In her whimsical fine art paintings and murals, Medford-raised artist Megan Marie Myers frequently depicts children and animals interacting in nature — be it hiking, swimming or just lazing about. You may have seen the large mural she painted outside of Cosmic Depot in Bend during the High Desert Mural Festival in October, or her ongoing exhibit at High Lakes Health Care in Bend. Through Jan. 2, you can see her work at Cascade Sotheby’s, 650 SW Bond St., and throughout the month of January, she’ll exhibit at Lost Season Supply Co., 200 NE Greenwood Ave., in Bend.
This spring and summer, Myers will exhibit in Portland, where she lived before moving to Bend in September 2015, followed by a show of her work in September and October at Nancy P’s Cafe and Bakery in Bend. For more info about Myers and her work, visit meganmariemyers.com.
Q: How did you get involved in the High Desert Mural Festival?
A: It was kind of serendipity. I met an artist in town named Nicole Fontana, and she was friends with Doug (Robertson, founder), and Doug was trying to set up the High Desert Mural Festival, and they were looking for artists to participate this year. … It was a great opportunity, a lot of fun.
Q: What do you like about murals?
A: I think that murals can have an impact that smaller works just can’t achieve because of their size. (For) the one at the High Desert Mural Festival … we could just use our own ideas. We had no guide for what we had to paint. So it was really neat because I wanted to capture the High Desert landscape and animals. In that sort of setting, people can really interact with the artwork. If a child, or even an adult, walks up to something like that, the animals are actually the size of life-size animals.
Q: Kids in nature, with animals, seems to be a prevalent theme in your work.
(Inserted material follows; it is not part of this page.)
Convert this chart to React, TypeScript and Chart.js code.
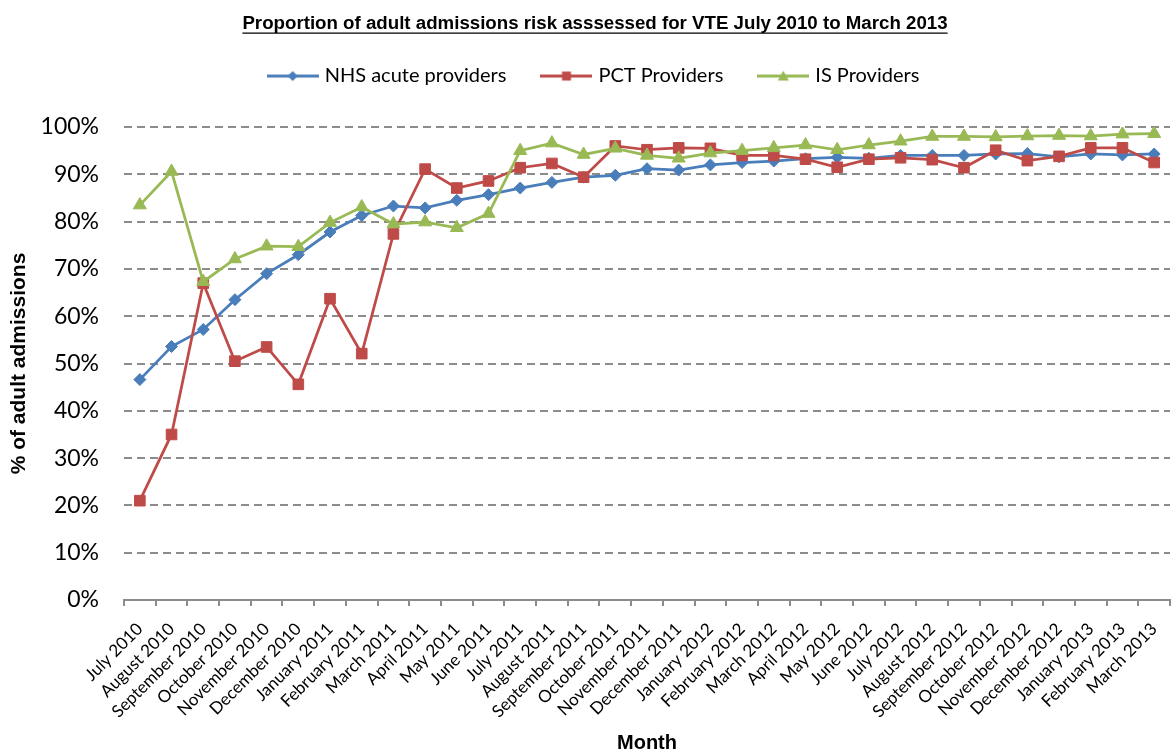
import React, { useEffect, useRef } from "react";
import { Chart, registerables } from "chart.js";

Chart.register(...registerables);

const months = [
  "July 2010", "August 2010", "September 2010", "October 2010", "November 2010", "December 2010",
  "January 2011", "February 2011", "March 2011", "April 2011", "May 2011", "June 2011",
  "July 2011", "August 2011", "September 2011", "October 2011", "November 2011", "December 2011",
  "January 2012", "February 2012", "March 2012", "April 2012", "May 2012", "June 2012",
  "July 2012", "August 2012", "September 2012", "October 2012", "November 2012", "December 2012",
  "January 2013", "February 2013", "March 2013",
];

const nhsAcute = [
  46.6, 53.6, 57.2, 63.5, 69.0, 73.0, 77.8, 81.3, 83.3, 82.9, 84.5, 85.7,
  87.1, 88.3, 89.4, 89.8, 91.2, 90.9, 92.0, 92.5, 92.8, 93.3, 93.6, 93.4,
  94.0, 94.0, 94.0, 94.3, 94.4, 93.7, 94.3, 94.1, 94.3,
];

const pctProviders = [
  21.0, 35.0, 67.0, 50.5, 53.5, 45.6, 63.7, 52.1, 77.4, 91.1, 87.1, 88.6,
  91.4, 92.3, 89.4, 96.0, 95.2, 95.6, 95.5, 94.0, 94.0, 93.2, 91.5, 93.2,
  93.5, 93.1, 91.4, 95.1, 92.9, 93.8, 95.6, 95.6, 92.5,
];

const isProviders = [
  83.5, 90.6, 67.3, 72.1, 74.8, 74.7, 79.8, 83.1, 79.5, 79.9, 78.7, 81.7,
  95.0, 96.6, 94.2, 95.5, 94.0, 93.4, 94.5, 95.0, 95.6, 96.2, 95.2, 96.2,
  97.0, 98.0, 98.0, 97.9, 98.1, 98.2, 98.1, 98.5, 98.6,
];

const yTickLabels = ["0%", "10%", "20%", "30%", "40%", "50%", "60%", "70%", "80%", "90%", "100%"];

const seriesNames = ["NHS acute providers", "PCT Providers", "IS Providers"];
const seriesColors = ["#4A7EBB", "#BE4B48", "#98B954"];

const titleText = "Proportion of adult admissions risk asssessed for VTE July 2010 to March 2013";

const BOLD_FONT = "'Liberation Sans', Arial, sans-serif";
const BODY_FONT = "Lato, 'Open Sans', sans-serif";

const TITLE_SIZE = 18.7;
const TITLE_PAD_TOP = 12.4;

function makeLegendImage(color: string, shape: string): HTMLCanvasElement {
  const c = document.createElement("canvas");
  c.width = 52;
  c.height = 16;
  const ctx = c.getContext("2d")!;
  ctx.strokeStyle = color;
  ctx.fillStyle = color;
  ctx.lineWidth = 3;
  ctx.beginPath();
  ctx.moveTo(0, 8);
  ctx.lineTo(52, 8);
  ctx.stroke();
  ctx.beginPath();
  if (shape === "diamond") {
    ctx.moveTo(26, 3);
    ctx.lineTo(31, 8);
    ctx.lineTo(26, 13);
    ctx.lineTo(21, 8);
    ctx.closePath();
  } else if (shape === "square") {
    ctx.rect(21.5, 3.5, 9, 9);
  } else {
    ctx.moveTo(26, 2.5);
    ctx.lineTo(31.5, 12.5);
    ctx.lineTo(20.5, 12.5);
    ctx.closePath();
  }
  ctx.fill();
  return c;
}

export default function App() {
  const canvasRef = useRef<HTMLCanvasElement | null>(null);

  useEffect(() => {
    const canvas = canvasRef.current;
    if (!canvas) return;

    const legendImages = [
      makeLegendImage(seriesColors[0], "diamond"),
      makeLegendImage(seriesColors[1], "square"),
      makeLegendImage(seriesColors[2], "triangle"),
    ];

    const layoutHelper = {
      id: "layoutHelper",
      beforeLayout(chart: any) {
        const lg = chart.legend;
        if (lg && !lg._patchedFit) {
          const orig = lg.fit.bind(lg);
          lg.fit = function () {
            orig();
            lg.height += 31;
            if (lg.lineWidths && lg.lineWidths.length) lg.lineWidths[0] -= 20;
          };
          lg._patchedFit = true;
        }
      },
      afterLayout(chart: any) {
        const tb = chart.titleBlock;
        if (tb) tb.left += 20;
      },
      afterDraw(chart: any) {
        const tb = chart.titleBlock;
        if (!tb) return;
        const ctx = chart.ctx;
        ctx.save();
        ctx.font = `bold ${TITLE_SIZE}px ${BOLD_FONT}`;
        const w = ctx.measureText(titleText).width;
        const cx = (tb.left + tb.right) / 2;
        const y = tb.top + TITLE_PAD_TOP + (TITLE_SIZE * 1.2) / 2 + 9.5;
        ctx.strokeStyle = "#000";
        ctx.lineWidth = 1.4;
        ctx.beginPath();
        ctx.moveTo(cx - w / 2, y);
        ctx.lineTo(cx + w / 2, y);
        ctx.stroke();
        ctx.restore();
      },
    };

    const values = [nhsAcute, pctProviders, isProviders];
    const styles = ["rectRot", "rect", "triangle"];
    const radii = [6, 7.5, 7.5];
    const orders = [3, 2, 1];

    const chart = new Chart(canvas, {
      type: "line",
      data: {
        labels: months,
        datasets: values.map((v, i) => ({
          label: seriesNames[i],
          data: v,
          borderColor: seriesColors[i],
          backgroundColor: seriesColors[i],
          pointBackgroundColor: seriesColors[i],
          pointBorderColor: seriesColors[i],
          borderWidth: 2.75,
          pointStyle: styles[i] as any,
          pointRadius: radii[i],
          pointBorderWidth: 1,
          tension: 0,
          order: orders[i],
        })),
      },
      options: {
        responsive: false,
        animation: false,
        layout: { autoPadding: false, padding: { left: 0, right: 1, top: 0, bottom: 0 } },
        plugins: {
          tooltip: { enabled: false },
          title: {
            display: true,
            text: titleText,
            color: "#000",
            font: { family: BOLD_FONT, size: TITLE_SIZE, weight: "bold" },
            padding: { top: TITLE_PAD_TOP, bottom: -6.8 },
          },
          legend: {
            display: true,
            position: "top",
            labels: {
              usePointStyle: true,
              pointStyleWidth: 44,
              padding: 38,
              color: "#000",
              font: { family: BODY_FONT, size: 20 },
              generateLabels: () =>
                seriesNames.map((name, i) => ({
                  text: name,
                  pointStyle: legendImages[i] as any,
                  fillStyle: seriesColors[i],
                  strokeStyle: seriesColors[i],
                  lineWidth: 0,
                  hidden: false,
                  datasetIndex: i,
                  fontColor: "#000",
                })),
            },
          },
        },
        scales: {
          x: {
            type: "category",
            offset: true,
            afterFit: (scale: any) => {
              scale.height = 153;
              scale.paddingLeft = 0;
              scale.paddingRight = 0;
            },
            grid: {
              display: true,
              drawOnChartArea: false,
              drawTicks: true,
              tickLength: 6,
              offset: true,
              color: "#8c8c8c",
              lineWidth: 2,
            },
            border: { display: true, color: "#8c8c8c", width: 2 },
            ticks: {
              autoSkip: false,
              minRotation: 45,
              maxRotation: 45,
              padding: 13,
              color: "#000",
              font: { family: BODY_FONT, size: 17 },
            },
            title: {
              display: true,
              text: "Month",
              color: "#000",
              font: { family: BOLD_FONT, size: 20, weight: "bold", lineHeight: 1 },
              padding: { top: 14, bottom: 0 },
            },
          },
          y: {
            min: 0,
            max: 100,
            afterFit: (scale: any) => {
              scale.width = 124;
            },
            grid: {
              display: true,
              drawTicks: false,
              color: "#8c8c8c",
              lineWidth: 2,
            },
            border: { display: false, dash: [8, 5] },
            ticks: {
              stepSize: 10,
              padding: 25,
              color: "#000",
              font: { family: BODY_FONT, size: 23 },
              callback: (_v: any, i: number) => yTickLabels[i],
            },
            title: {
              display: true,
              text: "% of adult admissions",
              color: "#000",
              font: { family: BOLD_FONT, size: 21, weight: "bold" },
              padding: { top: 7, bottom: 6 },
            },
          },
        },
      },
      plugins: [layoutHelper],
    });

    return () => chart.destroy();
  }, []);

  return (
    <div style={{ position: "absolute", left: 0, top: 0, width: 1171, height: 753, background: "#fff" }}>
      <canvas ref={canvasRef} width={1171} height={753} style={{ display: "block" }} />
    </div>
  );
}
A: Yeah, and it’s not necessarily geared toward kids; it’s just that I like that innocence they represent and that fearlessness to go explore. So while I think it appeals to kids, I hope that it’s also speaking to adults about going out and exploring and following their passions and dreams.
Q: Where did your style come from? Was there somebody who was influential on you?
A: It’s funny because I tried some different things in art school, but especially the human characters, I feel like those started with doodles back when I was in high school even. And I sort of returned to them after school. They definitely have evolved over time, but they’re really something that I just kept working on and working on and working on and getting better at. … The book “The Little Prince” was a huge influence, just the mood and meaning and the relationships. I don’t just paint animals by themselves or kids by themselves. It’s always an interplay, so there’s this relationship about companionship, protectiveness and love and adventure. “Calvin and Hobbes” is another one, where there’s this kid who’s living in his imagination with a friend.